Many m-payment services have sprung up with collaboration between banks, mobile network services, and payment providers. As of this writing, it is not known whether there is one network that can connect the entire African continent and all its countries with network interoperability. However, the activity and product potential make Africa a giant experimental laboratory in defining the future of money, banking, and mobile technology. It is remarkable that Africa has so quickly caught up to the developed world, skipping over the stages of brick and mortar infrastructure and accompanying red tape, and going straight to mobile tech.

The Gender Differential

An unexpected consequence of the success of mobile technology in countries such as Kenya is the spectacular improvement of individual and household welfare and the spike of activity in micro-, small-, and medium-sized enterprises and in cottage industries, many of which—surprisingly—are run by women (Figure 2-4 and Figure 2-5).
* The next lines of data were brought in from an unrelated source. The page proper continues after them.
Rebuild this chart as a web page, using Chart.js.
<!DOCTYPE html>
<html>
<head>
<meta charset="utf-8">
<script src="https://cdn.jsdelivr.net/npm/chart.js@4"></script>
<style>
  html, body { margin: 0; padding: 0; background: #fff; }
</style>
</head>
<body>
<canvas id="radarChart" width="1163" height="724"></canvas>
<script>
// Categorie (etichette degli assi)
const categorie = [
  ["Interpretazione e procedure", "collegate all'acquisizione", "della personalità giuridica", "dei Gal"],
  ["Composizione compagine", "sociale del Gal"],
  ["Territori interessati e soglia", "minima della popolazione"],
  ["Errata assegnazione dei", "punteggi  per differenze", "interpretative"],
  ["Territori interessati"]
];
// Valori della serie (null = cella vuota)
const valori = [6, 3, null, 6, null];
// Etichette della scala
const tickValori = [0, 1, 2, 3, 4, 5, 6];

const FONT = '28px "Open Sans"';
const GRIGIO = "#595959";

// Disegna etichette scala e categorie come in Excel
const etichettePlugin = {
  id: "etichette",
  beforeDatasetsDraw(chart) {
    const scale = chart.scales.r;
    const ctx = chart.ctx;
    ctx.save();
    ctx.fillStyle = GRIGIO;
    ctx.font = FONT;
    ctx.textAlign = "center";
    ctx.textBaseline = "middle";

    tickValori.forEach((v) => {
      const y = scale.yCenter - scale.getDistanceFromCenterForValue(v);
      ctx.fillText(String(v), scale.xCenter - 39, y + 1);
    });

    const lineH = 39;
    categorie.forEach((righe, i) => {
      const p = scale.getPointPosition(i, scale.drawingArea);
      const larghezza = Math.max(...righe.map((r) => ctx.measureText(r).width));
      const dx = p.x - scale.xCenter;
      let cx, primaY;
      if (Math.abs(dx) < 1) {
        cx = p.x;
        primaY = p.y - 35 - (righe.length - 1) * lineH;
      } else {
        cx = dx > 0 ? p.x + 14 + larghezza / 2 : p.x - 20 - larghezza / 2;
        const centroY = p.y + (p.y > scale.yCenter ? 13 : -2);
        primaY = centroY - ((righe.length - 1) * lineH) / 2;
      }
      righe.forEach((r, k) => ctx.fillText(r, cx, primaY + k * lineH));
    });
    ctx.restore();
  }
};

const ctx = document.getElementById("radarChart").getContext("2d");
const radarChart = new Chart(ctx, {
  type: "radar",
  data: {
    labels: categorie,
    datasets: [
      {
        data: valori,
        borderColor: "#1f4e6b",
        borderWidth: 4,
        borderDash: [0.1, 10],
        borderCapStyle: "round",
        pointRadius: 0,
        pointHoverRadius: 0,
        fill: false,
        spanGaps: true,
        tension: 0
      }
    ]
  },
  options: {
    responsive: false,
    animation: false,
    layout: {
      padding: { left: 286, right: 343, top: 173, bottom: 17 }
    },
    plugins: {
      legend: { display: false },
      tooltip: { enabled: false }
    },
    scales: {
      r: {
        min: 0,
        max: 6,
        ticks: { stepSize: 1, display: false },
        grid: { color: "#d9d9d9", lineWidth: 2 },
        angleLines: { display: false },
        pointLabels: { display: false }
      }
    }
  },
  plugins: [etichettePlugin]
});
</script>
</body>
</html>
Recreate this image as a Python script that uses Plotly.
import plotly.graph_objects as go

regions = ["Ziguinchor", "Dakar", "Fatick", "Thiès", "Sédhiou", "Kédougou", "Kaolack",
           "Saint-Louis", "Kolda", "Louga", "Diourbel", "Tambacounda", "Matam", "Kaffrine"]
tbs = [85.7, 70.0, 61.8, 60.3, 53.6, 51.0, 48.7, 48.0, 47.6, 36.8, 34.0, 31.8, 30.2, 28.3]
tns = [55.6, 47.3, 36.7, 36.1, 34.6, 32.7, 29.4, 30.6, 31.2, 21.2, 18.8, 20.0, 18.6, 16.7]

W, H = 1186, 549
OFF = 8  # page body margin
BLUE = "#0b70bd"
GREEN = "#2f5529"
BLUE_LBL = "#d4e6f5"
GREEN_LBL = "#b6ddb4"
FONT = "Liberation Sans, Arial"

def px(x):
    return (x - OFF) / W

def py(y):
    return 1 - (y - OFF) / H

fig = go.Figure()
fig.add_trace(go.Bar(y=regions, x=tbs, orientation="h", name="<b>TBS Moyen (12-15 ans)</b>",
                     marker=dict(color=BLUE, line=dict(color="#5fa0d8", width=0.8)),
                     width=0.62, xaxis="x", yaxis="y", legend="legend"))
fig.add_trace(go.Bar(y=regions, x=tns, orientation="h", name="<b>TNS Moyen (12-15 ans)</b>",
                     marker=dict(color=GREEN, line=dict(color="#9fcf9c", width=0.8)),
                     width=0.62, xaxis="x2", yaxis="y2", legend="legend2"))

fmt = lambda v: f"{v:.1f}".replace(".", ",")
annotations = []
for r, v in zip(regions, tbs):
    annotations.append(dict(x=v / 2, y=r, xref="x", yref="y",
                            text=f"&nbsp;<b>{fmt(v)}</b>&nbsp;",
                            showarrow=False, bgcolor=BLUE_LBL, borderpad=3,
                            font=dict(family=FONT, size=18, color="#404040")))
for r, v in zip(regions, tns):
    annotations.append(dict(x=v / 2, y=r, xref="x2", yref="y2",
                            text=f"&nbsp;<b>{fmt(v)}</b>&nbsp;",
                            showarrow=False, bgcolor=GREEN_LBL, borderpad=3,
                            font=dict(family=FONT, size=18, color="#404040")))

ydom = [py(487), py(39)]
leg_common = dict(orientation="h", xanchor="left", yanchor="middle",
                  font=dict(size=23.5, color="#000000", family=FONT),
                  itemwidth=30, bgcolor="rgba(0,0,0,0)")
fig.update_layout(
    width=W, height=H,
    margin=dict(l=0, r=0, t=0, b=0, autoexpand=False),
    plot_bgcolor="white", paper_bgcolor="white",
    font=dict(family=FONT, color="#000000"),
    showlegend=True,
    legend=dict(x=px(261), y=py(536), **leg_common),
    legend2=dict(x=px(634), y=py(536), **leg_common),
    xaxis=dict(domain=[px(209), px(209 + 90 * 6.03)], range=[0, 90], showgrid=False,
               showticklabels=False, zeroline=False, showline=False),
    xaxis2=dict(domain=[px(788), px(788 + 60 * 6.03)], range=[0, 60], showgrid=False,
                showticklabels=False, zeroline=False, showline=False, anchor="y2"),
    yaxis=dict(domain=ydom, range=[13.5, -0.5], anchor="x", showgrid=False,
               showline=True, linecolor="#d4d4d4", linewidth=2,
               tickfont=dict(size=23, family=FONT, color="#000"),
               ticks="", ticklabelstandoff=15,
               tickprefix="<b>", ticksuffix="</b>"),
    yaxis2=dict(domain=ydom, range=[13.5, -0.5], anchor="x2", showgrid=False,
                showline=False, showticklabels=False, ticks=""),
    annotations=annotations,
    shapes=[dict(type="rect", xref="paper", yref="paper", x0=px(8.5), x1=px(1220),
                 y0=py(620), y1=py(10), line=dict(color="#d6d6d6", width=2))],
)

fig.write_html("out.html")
Stereotypical casualties of the gender gap and certainly cast as underrepresented minorities in tech, women are now taking the lead as both beneficiaries and drivers of economic development in this new business model. Women have become emboldened as entrepreneurs by the handheld mobile phone. In our interview, Wendy Stone explains how the dynamism of women is very much a cultural and historical artifact:

Women have always been the workers in developing countries, not the men. It’s a cultural difference. Traditionally, a man’s job was to take care of the livestock and settle any clan or tribal disputes. That was the role of men. The women are the real workers. They take care of everything else.

 
Figure 2-4. Ēmilienne, a successful peanut cookie trader and entrepreneur in Benin, West Africa (photo by Kakpota, Benin, courtesy of The Hunger Project; used with permission)
Figure 2-5. Microfinance at the Ndereppe Epicenter in Senegal (photo by Johannes Odé, courtesy of The Hunger Project; used with permission)
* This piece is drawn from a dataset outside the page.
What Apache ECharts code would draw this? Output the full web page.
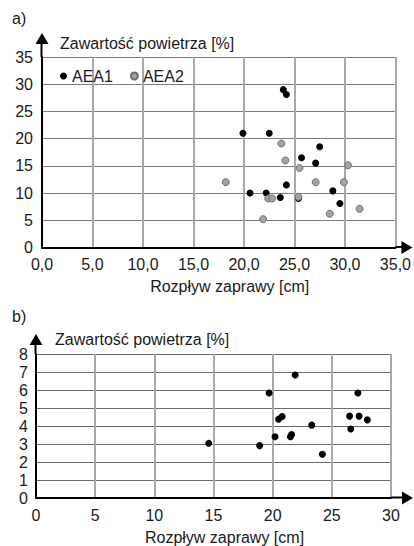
<!DOCTYPE html>
<html>
<head>
<meta charset="utf-8">
<script src="https://cdn.jsdelivr.net/npm/echarts/dist/echarts.min.js"></script>
<style>
  html, body { margin: 0; padding: 0; background: #fff; }
  #chart { width: 414px; height: 546px; }
</style>
</head>
<body>
<div id="chart"></div>
<script>
// a) air content vs. mortar flow, two admixtures
const aea1 = [
  [19.9, 21.0], [22.5, 21.0], [23.9, 29.0], [24.2, 28.1], [27.5, 18.5],
  [25.7, 16.5], [27.1, 15.5], [24.2, 11.5], [20.6, 10.0], [22.2, 10.0],
  [23.6, 9.2], [25.4, 9.0], [28.8, 10.4], [29.5, 8.1]
]
const aea2 = [
  [23.7, 19.1], [24.1, 16.0], [25.5, 14.6], [30.3, 15.1], [18.2, 12.0],
  [27.1, 12.0], [29.9, 12.0], [22.4, 9.0], [22.8, 9.0], [25.4, 9.3],
  [21.9, 5.2], [28.5, 6.2], [31.45, 7.1]
]
// b) air content vs. mortar flow
const seriesB = [
  [14.6, 3.04], [18.9, 2.91], [19.7, 5.83], [20.2, 3.40], [20.5, 4.38],
  [20.8, 4.53], [21.5, 3.40], [21.6, 3.53], [21.9, 6.83], [23.3, 4.05],
  [24.2, 2.43], [26.5, 4.55], [26.6, 3.83], [27.2, 5.83], [27.3, 4.55],
  [28.0, 4.34]
]
const xNameA = 'Rozpływ zaprawy [cm]'
const yNameA = 'Zawartość powietrza [%]'
const xNameB = 'Rozpływ zaprawy [cm]'
const yNameB = 'Zawartość powietrza [%]'

const font = 'Liberation Sans, Arial, sans-serif'
const textStyle = { fontFamily: font, fontSize: 16, color: '#1a1a1a' }

// triangle arrow head with a 2px stem so the axis line runs into it
function arrow(total) {
  return {
    symbol: ['none', 'path://M6.5,0L13,11L7,11L7,' + total + 'L5,' + total + 'L5,11L0,11Z'],
    symbolSize: [13, total],
    symbolOffset: [0, total / 2]
  }
}

function axisLine(total) {
  return Object.assign({ show: true, lineStyle: { color: '#000', width: 2 } }, arrow(total))
}

function splitLine(color, width) {
  return { show: true, lineStyle: { color: color, width: width, type: 'solid' } }
}

const chart = echarts.init(document.getElementById('chart'), null, { renderer: 'svg' })
chart.setOption({
  animation: false,
  textStyle: textStyle,
  graphic: [
    { type: 'text', left: 12, top: 10, style: { text: 'a)', font: '16px ' + font, fill: '#1a1a1a' } },
    { type: 'text', left: 12, top: 308, style: { text: 'b)', font: '16px ' + font, fill: '#1a1a1a' } }
  ],
  legend: {
    left: 55,
    top: 63,
    icon: 'circle',
    itemWidth: 7,
    itemHeight: 7,
    itemGap: 17,
    data: ['AEA1', 'AEA2'],
    textStyle: textStyle
  },
  grid: [
    { left: 42, top: 57, width: 354, height: 190.5 },
    { left: 36, top: 354, width: 355, height: 145.3 }
  ],
  xAxis: [{
    gridIndex: 0,
    type: 'value',
    min: 0,
    max: 35,
    interval: 5,
    axisLine: axisLine(17),
    axisTick: { show: false },
    axisLabel: Object.assign({ margin: 9, formatter: (v) => v.toFixed(1).replace('.', ',') }, textStyle),
    splitLine: splitLine('#a8a8a8', 2),
    name: xNameA,
    nameLocation: 'middle',
    nameGap: 31,
    nameTextStyle: Object.assign({ padding: [0, 0, 0, 22] }, textStyle)
  }, {
    gridIndex: 1,
    type: 'value',
    min: 0,
    max: 30,
    interval: 5,
    axisLine: axisLine(22),
    axisTick: { show: false },
    axisLabel: Object.assign({ margin: 9 }, textStyle),
    splitLine: splitLine('#a8a8a8', 2),
    name: xNameB,
    nameLocation: 'middle',
    nameGap: 31,
    nameTextStyle: Object.assign({ padding: [0, 0, 0, 22] }, textStyle)
  }],
  yAxis: [{
    gridIndex: 0,
    type: 'value',
    min: 0,
    max: 35,
    interval: 5,
    axisLine: axisLine(24),
    axisTick: { show: false },
    axisLabel: Object.assign({ margin: 9 }, textStyle),
    splitLine: splitLine('#7c7c7c', 1),
    name: yNameA,
    nameLocation: 'end',
    nameGap: 14,
    nameTextStyle: Object.assign({ align: 'left', verticalAlign: 'middle', padding: [0, 0, 0, 18] }, textStyle)
  }, {
    gridIndex: 1,
    type: 'value',
    min: 0,
    max: 8,
    interval: 1,
    axisLine: axisLine(20),
    axisTick: { show: false },
    axisLabel: Object.assign({ margin: 8 }, textStyle),
    splitLine: splitLine('#6c6c6c', 1),
    name: yNameB,
    nameLocation: 'end',
    nameGap: 15,
    nameTextStyle: Object.assign({ align: 'left', verticalAlign: 'middle', padding: [0, 0, 0, 19] }, textStyle)
  }],
  series: [{
    name: 'AEA1',
    type: 'scatter',
    xAxisIndex: 0,
    yAxisIndex: 0,
    symbolSize: 7,
    itemStyle: { color: '#000', opacity: 1 },
    data: aea1
  }, {
    name: 'AEA2',
    type: 'scatter',
    xAxisIndex: 0,
    yAxisIndex: 0,
    symbolSize: 7,
    itemStyle: { color: '#a3a3a3', borderColor: '#6e6e6e', borderWidth: 1, opacity: 1 },
    data: aea2
  }, {
    name: 'b',
    type: 'scatter',
    xAxisIndex: 1,
    yAxisIndex: 1,
    symbolSize: 7,
    itemStyle: { color: '#000', opacity: 1 },
    data: seriesB
  }]
})
</script>
</body>
</html>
Megan Colnar, director of monitoring, evaluation, and learning at The Hunger Project1 (http://www.thp.org/), who has lived in Kenya and is now working in the eight African countries where her organization has a presence, confirms, during our interview, the strategic importance of targeting and including women as a make it or break it success factor:

Women are less likely to own phones. But, even with mobile banking, if you’re not targeting women specifically and if you’re not really looking and caring for their needs, understanding why women don’t have phones as often as men and looking into some of those social factors as well as the physical and geographical factors, you might miss the mark in delivering the kind of services with the success you hope to achieve.

 

Because women are also 28 percent less likely than men to own an account at a financial institution according to a recent report by the Consultative Group to Assist the Poor (CGAP; http://www.cgap.org/about/faq) on adults in developing countries living below the $2/day poverty line, it would be easy to overlook how critical their involvement is.
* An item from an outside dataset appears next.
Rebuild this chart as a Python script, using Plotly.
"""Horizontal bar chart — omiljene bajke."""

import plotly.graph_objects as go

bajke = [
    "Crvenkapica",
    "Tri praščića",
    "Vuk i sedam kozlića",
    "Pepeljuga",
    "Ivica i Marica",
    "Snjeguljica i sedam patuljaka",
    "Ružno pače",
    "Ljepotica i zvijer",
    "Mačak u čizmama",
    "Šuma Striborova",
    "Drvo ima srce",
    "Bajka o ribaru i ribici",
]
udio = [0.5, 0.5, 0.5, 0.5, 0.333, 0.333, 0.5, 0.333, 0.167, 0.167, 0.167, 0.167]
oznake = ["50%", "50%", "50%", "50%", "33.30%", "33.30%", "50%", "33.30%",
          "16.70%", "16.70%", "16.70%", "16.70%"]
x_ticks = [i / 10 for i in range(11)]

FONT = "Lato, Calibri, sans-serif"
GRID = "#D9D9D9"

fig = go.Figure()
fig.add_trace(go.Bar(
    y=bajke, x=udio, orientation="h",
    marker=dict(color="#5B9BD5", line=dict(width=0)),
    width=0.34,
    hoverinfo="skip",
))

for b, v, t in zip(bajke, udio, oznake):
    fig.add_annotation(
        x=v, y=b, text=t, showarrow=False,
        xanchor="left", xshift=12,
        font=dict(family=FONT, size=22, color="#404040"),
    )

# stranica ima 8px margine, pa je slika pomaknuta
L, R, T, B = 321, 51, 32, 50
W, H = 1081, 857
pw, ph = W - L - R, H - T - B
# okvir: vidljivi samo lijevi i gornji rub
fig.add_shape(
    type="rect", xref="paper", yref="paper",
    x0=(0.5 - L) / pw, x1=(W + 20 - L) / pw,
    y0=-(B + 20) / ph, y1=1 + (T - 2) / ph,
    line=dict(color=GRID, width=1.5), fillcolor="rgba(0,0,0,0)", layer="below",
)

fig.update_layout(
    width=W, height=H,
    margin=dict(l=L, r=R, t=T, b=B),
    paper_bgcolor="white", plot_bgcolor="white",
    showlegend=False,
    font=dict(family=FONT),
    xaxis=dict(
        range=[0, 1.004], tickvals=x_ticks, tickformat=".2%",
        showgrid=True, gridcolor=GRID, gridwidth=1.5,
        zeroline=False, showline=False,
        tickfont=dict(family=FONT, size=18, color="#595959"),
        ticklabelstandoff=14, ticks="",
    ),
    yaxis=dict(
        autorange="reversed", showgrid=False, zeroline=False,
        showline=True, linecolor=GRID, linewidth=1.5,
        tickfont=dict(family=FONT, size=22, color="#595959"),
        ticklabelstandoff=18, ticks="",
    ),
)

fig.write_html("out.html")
The Hunger Project deploys mobile phones as though they were Internet of Things (IoT) connectivity devices to collect, manage, share, and document program inputs, outputs, outcomes, and especially impacts on its network. It uses sophisticated data-driven and digitized research techniques to measure progress on its many initiatives in eight African countries including Benin, Burkina Faso, Ethiopia, Ghana, Malawi, Mozambique, Senegal, and Uganda. Through iFormBuilder, a mobile data collection platform for iOS and Android, it has established that projects in rural, emerging, and sub-Saharan territories can be measured and monitored.

Through financial services provided as part of The Hunger Project’s Epicenter Strategy, rural women are better equipped to launch their own income-generation projects and invest the profits toward the financial independence needed to improve the lives of their families. Because mobile phone reception and computer literacy is expanding, the rural banks, set up in partnership with The Hunger Project, are increasingly able to digitally track loan and savings accounts.

Those living in poverty are even more so required to make strategic choices about the products they need. Megan Colnar shared additional insights from her work in Africa: “Poor people are just as savvy about buying things and knowing what they need. Conscious of value, they are interested in end products that meet those needs.” She cited a market research study in Kenya by Gamos: “The Next Generation of Low-Cost Energy-Efficient Appliances and Devices to Benefit the Bottom of the Pyramid” (known as the LCT [Low-Cost Technologies] project). The report uses discrete choice modeling with logistic regression to fit predictive models for the technology options proposed. Although not specifically about financial services, it clearly shows how poor people know exactly what they need and what they are willing to pay for products and services that meet those needs, even products that cost a bit more. Countries such as Kenya have created products ahead of many developed countries. Africans, for example, were texting money with M-Pesa years before Venmo arrived on the scene in the developed world.

Another organization that works in this space, Women’s World Banking, identifies the same trend of rural women transformed into micro-entrepreneurs, emboldened through computer literacy and advancing down the highway to financial inclusion. Its website is replete with stories, blogs, anecdotes, and research detailing how women—inherent savers and quite thrifty—when they are empowered, do the heavy lifting to create small enterprises, taking responsibility for the education, health, and welfare of their families.

Smartphone screens that replace bank tellers in our culture are replacing banks altogether in the developing world. With their built-in database and memory capability for audit and tracking, these also serve as IoT devices that capture data, record transactions, and serve as sensing dashboards to monitor activity. The rate of adoption is phenomenal as is the data-mining potential. It is the smartphone that has leapt over habitual structure and process to transform culture. And now the developing countries are leading us onward.

1 The Hunger Project is a global nonprofit organization whose mission is to end hunger and poverty by pioneering sustainable, grassroots, women-centered strategies and advocating for their widespread adoption in countries throughout the world. The Hunger Project works in 12 countries across Africa (Benin, Burkina Faso, Ethiopia, Ghana, Malawi, Mozambique, Senegal, and Uganda), South Asia, and Latin America.